Table marked loading for >1 cadence n8n executor crashed mid-transaction DB rolled back. Next run retries. If stuck >2 cadences, manually re-trigger the extract.
Row counts diverge > 1% CSV parse error silently dropped rows rows_extracted != rows_loaded in extract_runs — inspect the CSV for malformed rows.
Geometry loads as NULL EWKT serialisation broke Check for missing CASE WHEN geom IS NULL guard in extract SQL.
Distance/units 1000× wrong Schema drift not caught Check extract SQL for the unit conversion (see §8).

Back-fill a window:

UPDATE <control>.extract_watermarks
SET last_extracted_at = NOW() - INTERVAL '24 hours'
WHERE table_name = '<table>';

Next run re-extracts the gap. ON CONFLICT DO NOTHING filters duplicates.

Full reseed (nuclear):

UPDATE <control>.extract_watermarks
SET last_extracted_at = '2000-01-01T00:00:00Z'
WHERE table_name = '<table>';

Next run back-fills all history in one very large CSV. Expected; it moves to processed/ on success.


12. Security Baseline

  • Two roles minimum: owner (writes) and RO (reads). Never use superuser from the orchestrator.
  • sslmode=require on every public-IP DB connection.
  • Passwords never in committed SQL — use placeholder tokens (CHANGE_ME_BEFORE_APPLY) and swap in-session during apply. Document rotation in the runbook.
  • Blob storage credentials scoped to the project's prefix, not the whole bucket.
  • Rotate all credentials before go-live (don't reuse the ones that were flying around in design conversations).
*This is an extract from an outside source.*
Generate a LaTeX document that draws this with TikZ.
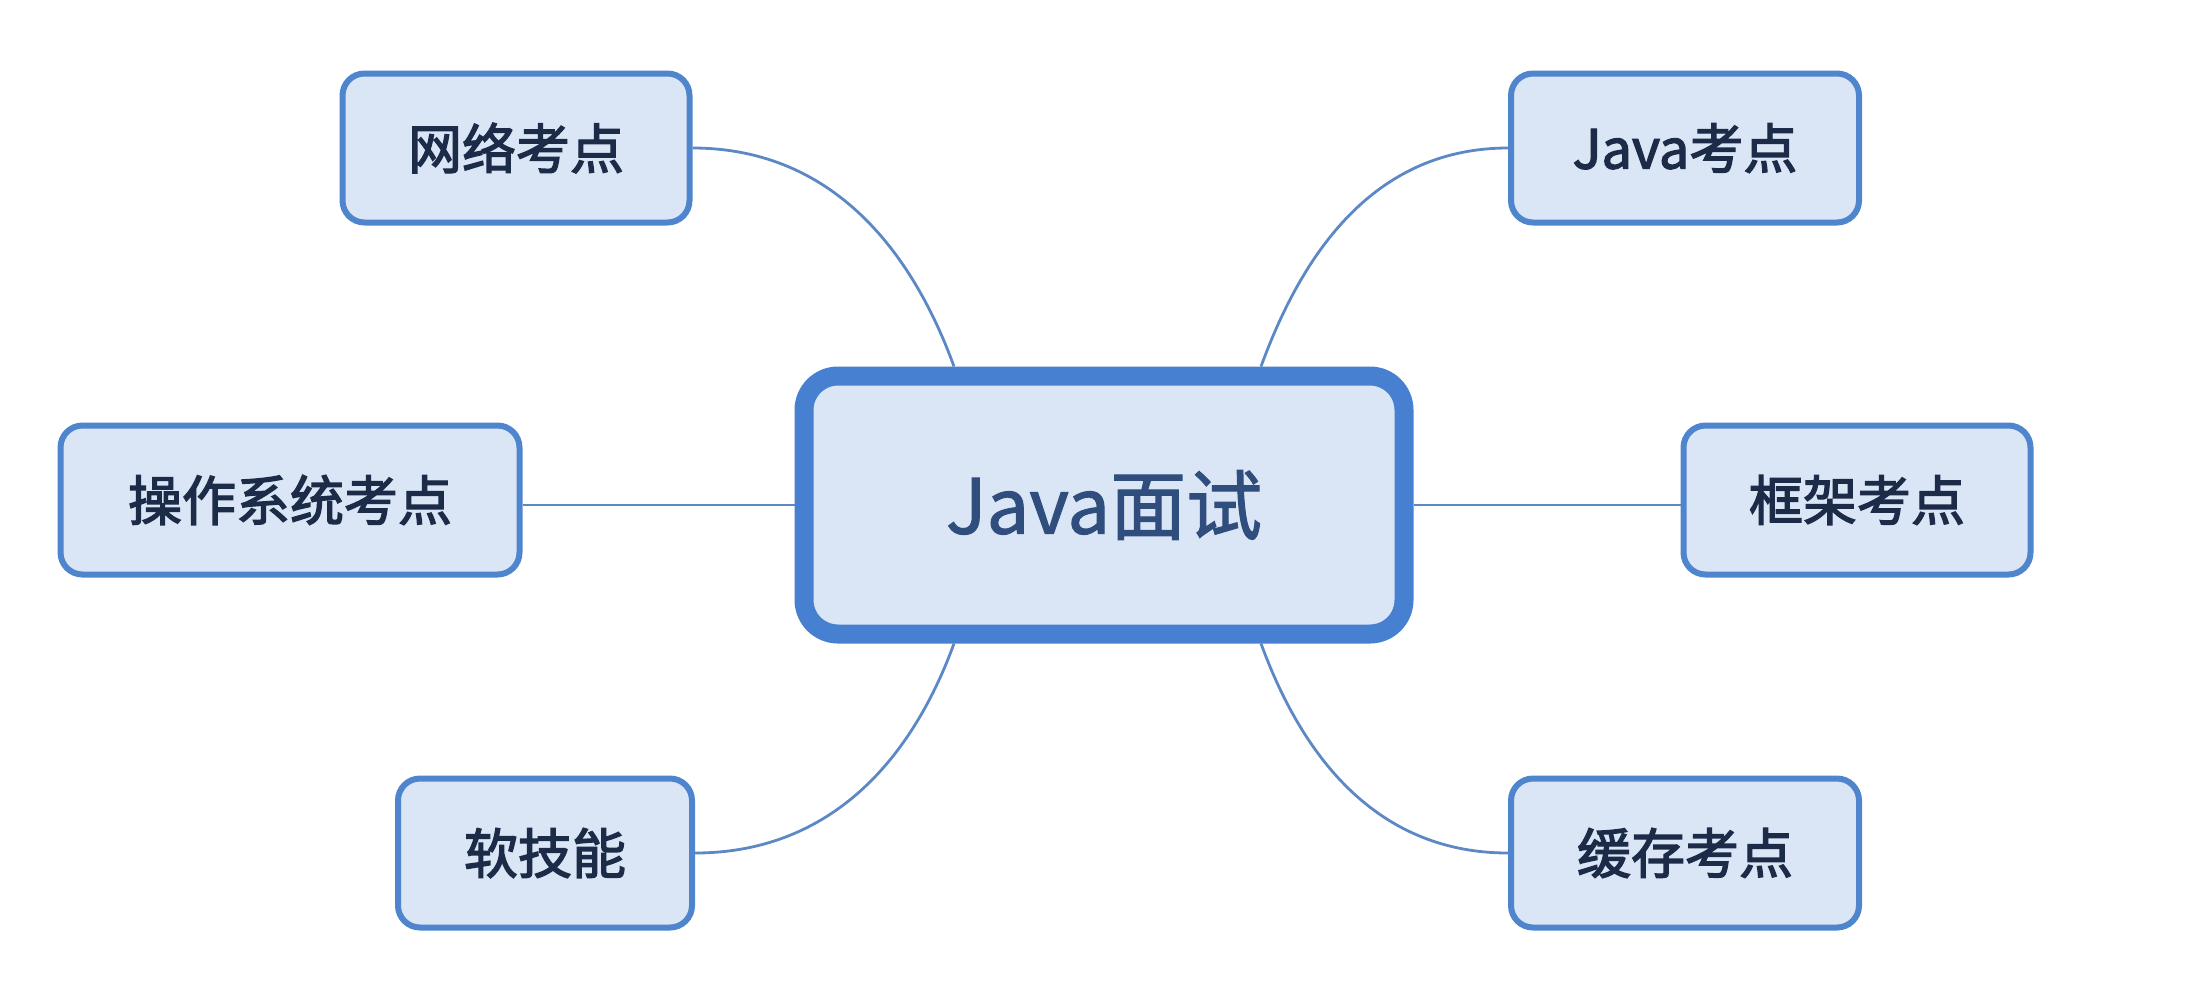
\documentclass[tikz,border=0pt]{standalone}
\usepackage{fontspec}
\setmainfont{Noto Sans CJK SC}
\newfontfamily\topicfont{Noto Sans CJK SC}[FakeBold=2.5]
\newfontfamily\mainfont{Noto Sans CJK SC}[FakeBold=1.4]
\definecolor{boxfill}{HTML}{DAE5F5}
\definecolor{boxline}{HTML}{4F85CD}
\definecolor{mainline}{HTML}{4780D0}
\definecolor{linkcol}{HTML}{5C88C6}
\definecolor{txtdark}{HTML}{1C2B47}
\definecolor{txtmain}{HTML}{2F4E7E}
\tikzset{
  topic/.style={draw=boxline, fill=boxfill, line width=6pt, rounded corners=22pt,
    minimum height=149pt, inner sep=0pt, text=txtdark,
    font=\topicfont\fontsize{54}{62}\selectfont},
  central/.style={draw=mainline, fill=boxfill, line width=19pt, rounded corners=34pt,
    minimum width=600pt, minimum height=258pt, inner sep=0pt, text=txtmain,
    font=\mainfont\fontsize{76}{90}\selectfont},
  link/.style={draw=linkcol, line width=2.8pt}
}
\begin{document}
\begin{tikzpicture}[x=1pt,y=-1pt]
\useasboundingbox (0,0) rectangle (2205,997);
\node[central] (c) at (1104,505) {Java面试};
\node[topic, minimum width=347pt] (wl) at (516,148) {网络考点};
\node[topic, minimum width=459pt] (os) at (290,500) {操作系统考点};
\node[topic, minimum width=294pt] (rj) at (545,853) {软技能};
\node[topic, minimum width=348pt] (jv) at (1685,148) {Java考点};
\node[topic, minimum width=347pt] (kj) at (1857,500) {框架考点};
\node[topic, minimum width=348pt] (hc) at (1685,853) {缓存考点};
\draw[link] (wl.east) to[out=0,in=110] ([xshift=-150pt]c.north);
\draw[link] (jv.west) to[out=180,in=70] ([xshift=157pt]c.north);
\draw[link] (rj.east) to[out=0,in=-110] ([xshift=-150pt]c.south);
\draw[link] (hc.west) to[out=180,in=-70] ([xshift=157pt]c.south);
\draw[link] (os.east |- c.west) -- (c.west);
\draw[link] (c.east) -- (kj.west |- c.east);
\end{tikzpicture}
\end{document}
13. Reusability Checklist (Applying to a New Project)

When starting a new data project, copy the Tracksolid DWH layout and edit these points:

  • Rename schemas: <proj>_control instead of dwh_control if multiple DWHs share a DB.
  • Adjust <proj>_owner / <proj>_ro role names.
  • Update bucket prefix: s3://<bucket>/<project>/exports|processed/.
  • Re-do the snapshot/incremental decision for every source table (§6).
  • Identify watermark columns and natural unique keys for every incremental table (§5.1, §5.3).
  • Map schema drift before writing extract SQL (§8).
  • Calibrate cadence to the new project's latency budget (§10).
  • Ship the three observability views (§7) — even if nobody will look at them in week one.
  • Write the runbook from the template: follow docs/DWH_PIPELINE.md section-for-section.
  • Run the verification gates (§9) before declaring done.

14. Reference Implementation (Tracksolid DWH)

These files are the copy-paste template:

File Purpose
dwh/260423_dwh_ddl_v1.sql Bronze DDL + roles + schemas
dwh/261001_dwh_control.sql Control schema (watermarks + run log)
dwh/261002_bronze_constraints_audit.sql ON CONFLICT key assertion
dwh/261003_dwh_roles.sql Role contract assertion
dwh/261004_dwh_observability_views.sql Freshness/failure/watermark views
docs/DWH_PIPELINE.md Operations runbook (troubleshooting, manual re-run, rotation)
docs/superpowers/specs/2026-04-24-n8n-dwh-bronze-pipeline-design.md Design spec (why each decision)
docs/superpowers/plans/2026-04-24-n8n-dwh-bronze-pipeline.md Task-by-task implementation plan
n8n-workflows/dwh_extract.json Extract workflow (reference)
n8n-workflows/dwh_load_bronze.json Load workflow (reference)

For the next project, fork this manual first, then adapt. Do not re-design from scratch — the seven design principles in §5 are the parts people keep getting wrong.